_Task brief:_ Look for the word "page" in the entries below, then copy every line that has it.

_Listed records:_
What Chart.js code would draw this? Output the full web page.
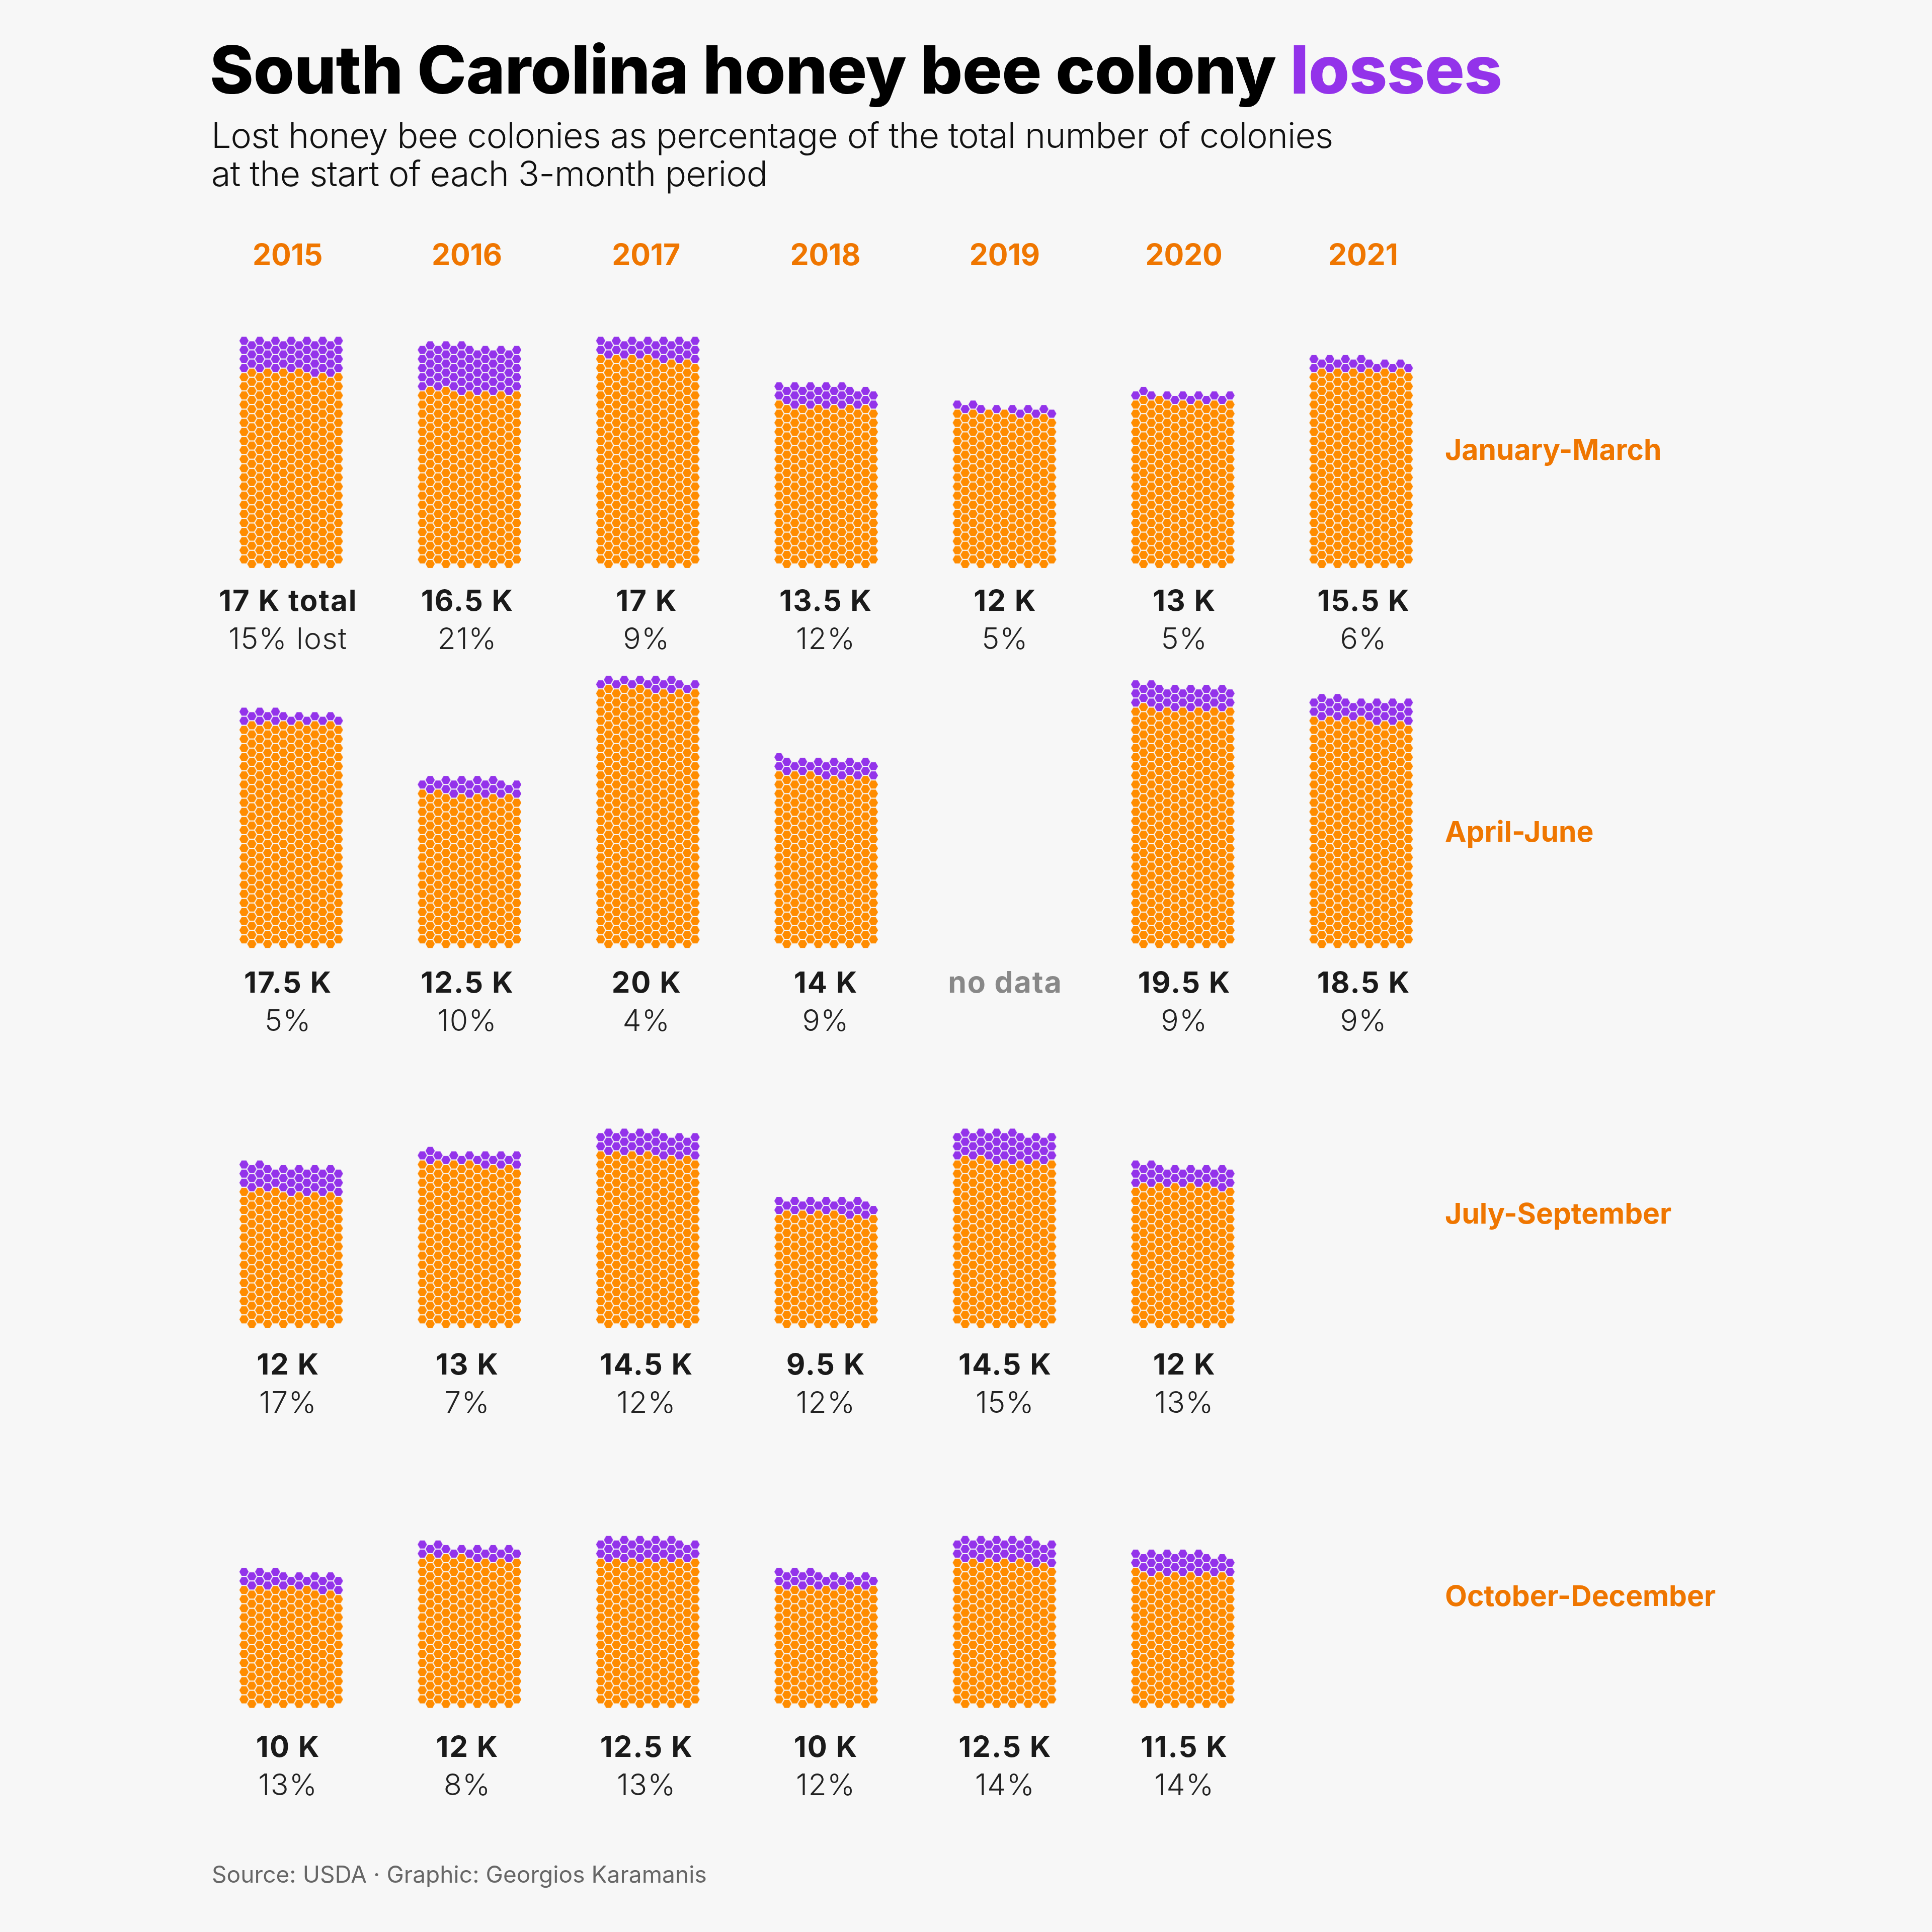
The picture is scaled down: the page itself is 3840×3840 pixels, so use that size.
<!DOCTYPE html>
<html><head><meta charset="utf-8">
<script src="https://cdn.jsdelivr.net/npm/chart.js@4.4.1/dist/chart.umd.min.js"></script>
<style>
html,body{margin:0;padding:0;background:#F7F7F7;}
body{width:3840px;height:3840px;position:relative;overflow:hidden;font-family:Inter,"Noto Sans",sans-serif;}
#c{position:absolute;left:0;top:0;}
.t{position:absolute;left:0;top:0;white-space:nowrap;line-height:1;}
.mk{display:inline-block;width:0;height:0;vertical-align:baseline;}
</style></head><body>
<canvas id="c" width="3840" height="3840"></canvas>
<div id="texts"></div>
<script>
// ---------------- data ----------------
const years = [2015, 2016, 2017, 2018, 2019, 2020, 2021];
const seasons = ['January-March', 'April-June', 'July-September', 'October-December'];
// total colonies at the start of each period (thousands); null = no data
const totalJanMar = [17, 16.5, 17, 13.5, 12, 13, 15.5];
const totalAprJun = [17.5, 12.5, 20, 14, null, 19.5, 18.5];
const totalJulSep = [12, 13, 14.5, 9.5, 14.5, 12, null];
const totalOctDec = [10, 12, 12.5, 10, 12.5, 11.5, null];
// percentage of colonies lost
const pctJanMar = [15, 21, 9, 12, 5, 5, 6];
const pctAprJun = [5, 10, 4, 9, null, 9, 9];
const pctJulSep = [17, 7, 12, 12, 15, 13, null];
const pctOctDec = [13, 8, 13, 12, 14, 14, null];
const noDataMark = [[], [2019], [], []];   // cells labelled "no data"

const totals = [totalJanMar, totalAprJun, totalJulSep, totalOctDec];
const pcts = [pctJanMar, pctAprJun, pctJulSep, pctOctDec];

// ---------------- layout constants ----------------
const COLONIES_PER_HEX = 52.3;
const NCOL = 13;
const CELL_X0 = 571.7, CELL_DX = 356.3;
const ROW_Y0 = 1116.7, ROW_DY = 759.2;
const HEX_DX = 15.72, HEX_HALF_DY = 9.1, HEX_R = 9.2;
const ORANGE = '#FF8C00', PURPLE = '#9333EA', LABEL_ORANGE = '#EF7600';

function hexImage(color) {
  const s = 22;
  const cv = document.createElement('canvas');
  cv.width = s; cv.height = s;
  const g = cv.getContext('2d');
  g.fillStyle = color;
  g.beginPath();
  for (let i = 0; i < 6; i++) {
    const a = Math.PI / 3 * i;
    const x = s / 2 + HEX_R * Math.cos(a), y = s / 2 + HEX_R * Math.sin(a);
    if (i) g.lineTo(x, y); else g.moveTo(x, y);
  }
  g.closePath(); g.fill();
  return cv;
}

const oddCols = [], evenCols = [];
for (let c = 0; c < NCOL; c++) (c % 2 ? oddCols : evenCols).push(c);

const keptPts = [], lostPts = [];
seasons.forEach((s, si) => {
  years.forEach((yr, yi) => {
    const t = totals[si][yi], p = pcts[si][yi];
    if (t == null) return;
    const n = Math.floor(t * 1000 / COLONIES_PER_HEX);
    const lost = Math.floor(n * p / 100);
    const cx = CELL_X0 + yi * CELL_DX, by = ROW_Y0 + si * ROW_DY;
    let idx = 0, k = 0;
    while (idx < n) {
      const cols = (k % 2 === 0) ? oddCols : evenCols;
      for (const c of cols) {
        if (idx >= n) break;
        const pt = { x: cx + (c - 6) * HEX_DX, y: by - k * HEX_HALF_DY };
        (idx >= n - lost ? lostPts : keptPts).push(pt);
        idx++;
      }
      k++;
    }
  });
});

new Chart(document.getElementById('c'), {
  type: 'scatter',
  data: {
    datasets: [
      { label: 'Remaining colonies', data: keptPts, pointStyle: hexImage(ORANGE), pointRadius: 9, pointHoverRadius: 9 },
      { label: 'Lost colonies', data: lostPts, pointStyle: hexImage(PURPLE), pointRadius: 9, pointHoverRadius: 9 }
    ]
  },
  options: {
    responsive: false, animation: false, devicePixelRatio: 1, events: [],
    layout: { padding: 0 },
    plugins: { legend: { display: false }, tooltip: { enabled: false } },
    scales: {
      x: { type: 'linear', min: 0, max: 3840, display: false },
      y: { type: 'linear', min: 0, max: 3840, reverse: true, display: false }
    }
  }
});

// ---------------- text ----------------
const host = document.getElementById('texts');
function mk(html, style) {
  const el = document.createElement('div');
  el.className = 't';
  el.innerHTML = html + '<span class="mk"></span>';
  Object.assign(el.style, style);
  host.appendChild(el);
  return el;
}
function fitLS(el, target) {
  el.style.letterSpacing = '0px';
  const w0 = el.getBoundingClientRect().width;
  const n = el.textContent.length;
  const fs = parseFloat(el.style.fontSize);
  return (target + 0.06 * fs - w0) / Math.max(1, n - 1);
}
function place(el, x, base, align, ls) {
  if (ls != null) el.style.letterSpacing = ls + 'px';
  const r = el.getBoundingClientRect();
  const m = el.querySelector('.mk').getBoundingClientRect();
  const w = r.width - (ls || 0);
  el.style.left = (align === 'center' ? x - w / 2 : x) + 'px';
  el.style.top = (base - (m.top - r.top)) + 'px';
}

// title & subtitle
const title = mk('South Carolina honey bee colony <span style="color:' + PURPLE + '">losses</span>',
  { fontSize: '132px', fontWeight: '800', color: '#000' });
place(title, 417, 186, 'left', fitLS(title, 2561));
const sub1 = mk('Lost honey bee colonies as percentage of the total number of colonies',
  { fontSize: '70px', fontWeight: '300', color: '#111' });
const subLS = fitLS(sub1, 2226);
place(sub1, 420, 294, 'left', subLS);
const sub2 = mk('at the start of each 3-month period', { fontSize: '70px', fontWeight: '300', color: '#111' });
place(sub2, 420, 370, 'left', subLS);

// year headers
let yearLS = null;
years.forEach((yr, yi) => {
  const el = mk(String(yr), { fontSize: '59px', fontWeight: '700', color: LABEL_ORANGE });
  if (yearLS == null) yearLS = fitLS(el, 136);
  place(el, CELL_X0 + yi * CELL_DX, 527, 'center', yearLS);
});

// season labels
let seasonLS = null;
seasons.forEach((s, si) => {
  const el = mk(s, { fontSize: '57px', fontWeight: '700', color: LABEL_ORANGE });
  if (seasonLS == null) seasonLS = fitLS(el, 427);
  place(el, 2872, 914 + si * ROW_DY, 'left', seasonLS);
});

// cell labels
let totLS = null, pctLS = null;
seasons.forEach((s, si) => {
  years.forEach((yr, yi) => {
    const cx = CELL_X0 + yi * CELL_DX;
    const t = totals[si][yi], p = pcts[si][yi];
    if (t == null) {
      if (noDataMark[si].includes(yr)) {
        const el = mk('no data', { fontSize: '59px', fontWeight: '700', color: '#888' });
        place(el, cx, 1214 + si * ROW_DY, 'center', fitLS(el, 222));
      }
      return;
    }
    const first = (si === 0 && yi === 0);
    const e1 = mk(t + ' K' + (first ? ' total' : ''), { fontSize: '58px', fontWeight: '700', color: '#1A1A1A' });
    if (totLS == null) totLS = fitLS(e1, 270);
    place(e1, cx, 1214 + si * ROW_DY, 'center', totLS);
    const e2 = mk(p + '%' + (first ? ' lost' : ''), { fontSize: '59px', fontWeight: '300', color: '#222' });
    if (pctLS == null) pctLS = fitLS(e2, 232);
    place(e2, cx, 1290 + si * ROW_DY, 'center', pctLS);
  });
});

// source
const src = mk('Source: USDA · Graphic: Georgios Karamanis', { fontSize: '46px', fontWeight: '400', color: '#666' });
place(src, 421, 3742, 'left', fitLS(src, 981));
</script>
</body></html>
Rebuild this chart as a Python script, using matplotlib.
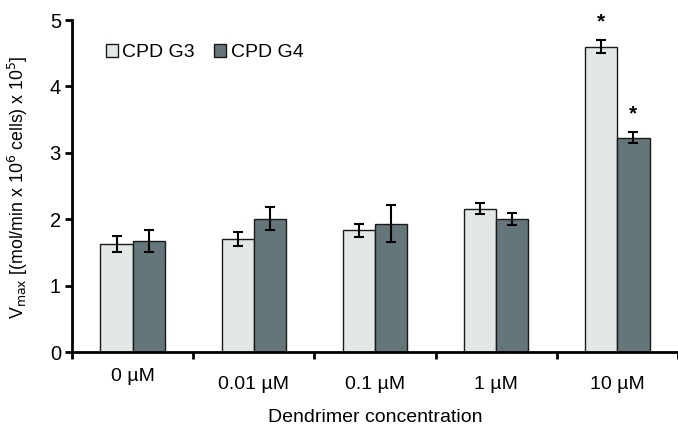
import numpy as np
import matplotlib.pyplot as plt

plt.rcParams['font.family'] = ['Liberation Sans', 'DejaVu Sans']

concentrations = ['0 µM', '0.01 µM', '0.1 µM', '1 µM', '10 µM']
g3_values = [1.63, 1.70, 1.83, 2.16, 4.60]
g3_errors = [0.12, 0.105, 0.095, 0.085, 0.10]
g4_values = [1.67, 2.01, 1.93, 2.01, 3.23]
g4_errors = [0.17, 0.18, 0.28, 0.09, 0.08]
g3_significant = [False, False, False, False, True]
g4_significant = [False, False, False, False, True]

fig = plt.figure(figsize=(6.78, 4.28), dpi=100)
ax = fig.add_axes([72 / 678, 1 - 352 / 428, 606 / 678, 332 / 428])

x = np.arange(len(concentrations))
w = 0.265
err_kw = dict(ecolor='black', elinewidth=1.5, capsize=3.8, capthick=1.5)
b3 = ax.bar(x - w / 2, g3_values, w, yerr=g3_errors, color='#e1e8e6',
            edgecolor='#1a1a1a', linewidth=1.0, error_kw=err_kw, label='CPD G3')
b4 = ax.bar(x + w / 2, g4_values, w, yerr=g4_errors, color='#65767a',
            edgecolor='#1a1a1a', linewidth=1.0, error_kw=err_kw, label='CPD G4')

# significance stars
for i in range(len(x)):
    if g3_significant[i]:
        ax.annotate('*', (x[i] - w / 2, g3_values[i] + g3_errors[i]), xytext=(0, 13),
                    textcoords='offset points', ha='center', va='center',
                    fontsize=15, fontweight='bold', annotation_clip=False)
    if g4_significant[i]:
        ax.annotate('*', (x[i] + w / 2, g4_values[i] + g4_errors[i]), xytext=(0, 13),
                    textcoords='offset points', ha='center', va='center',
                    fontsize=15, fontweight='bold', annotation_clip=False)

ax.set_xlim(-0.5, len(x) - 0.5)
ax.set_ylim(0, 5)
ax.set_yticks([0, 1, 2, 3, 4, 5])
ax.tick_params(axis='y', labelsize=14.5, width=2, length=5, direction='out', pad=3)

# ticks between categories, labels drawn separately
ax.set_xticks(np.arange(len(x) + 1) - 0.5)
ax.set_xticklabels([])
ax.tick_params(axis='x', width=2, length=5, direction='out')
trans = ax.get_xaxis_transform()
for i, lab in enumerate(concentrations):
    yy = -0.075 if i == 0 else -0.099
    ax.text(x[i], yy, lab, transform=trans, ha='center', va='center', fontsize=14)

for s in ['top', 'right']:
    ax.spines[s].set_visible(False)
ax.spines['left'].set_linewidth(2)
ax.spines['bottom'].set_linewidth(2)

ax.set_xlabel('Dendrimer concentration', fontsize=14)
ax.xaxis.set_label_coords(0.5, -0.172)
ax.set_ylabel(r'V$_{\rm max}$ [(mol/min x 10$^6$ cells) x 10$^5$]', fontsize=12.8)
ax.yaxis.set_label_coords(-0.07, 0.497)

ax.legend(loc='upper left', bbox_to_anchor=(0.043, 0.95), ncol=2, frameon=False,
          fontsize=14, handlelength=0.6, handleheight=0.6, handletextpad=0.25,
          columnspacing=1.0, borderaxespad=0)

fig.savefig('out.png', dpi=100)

_Written solution:_
What Chart.js code would draw this? Output the full web page.
The picture is scaled down: the page itself is 3840×3840 pixels, so use that size.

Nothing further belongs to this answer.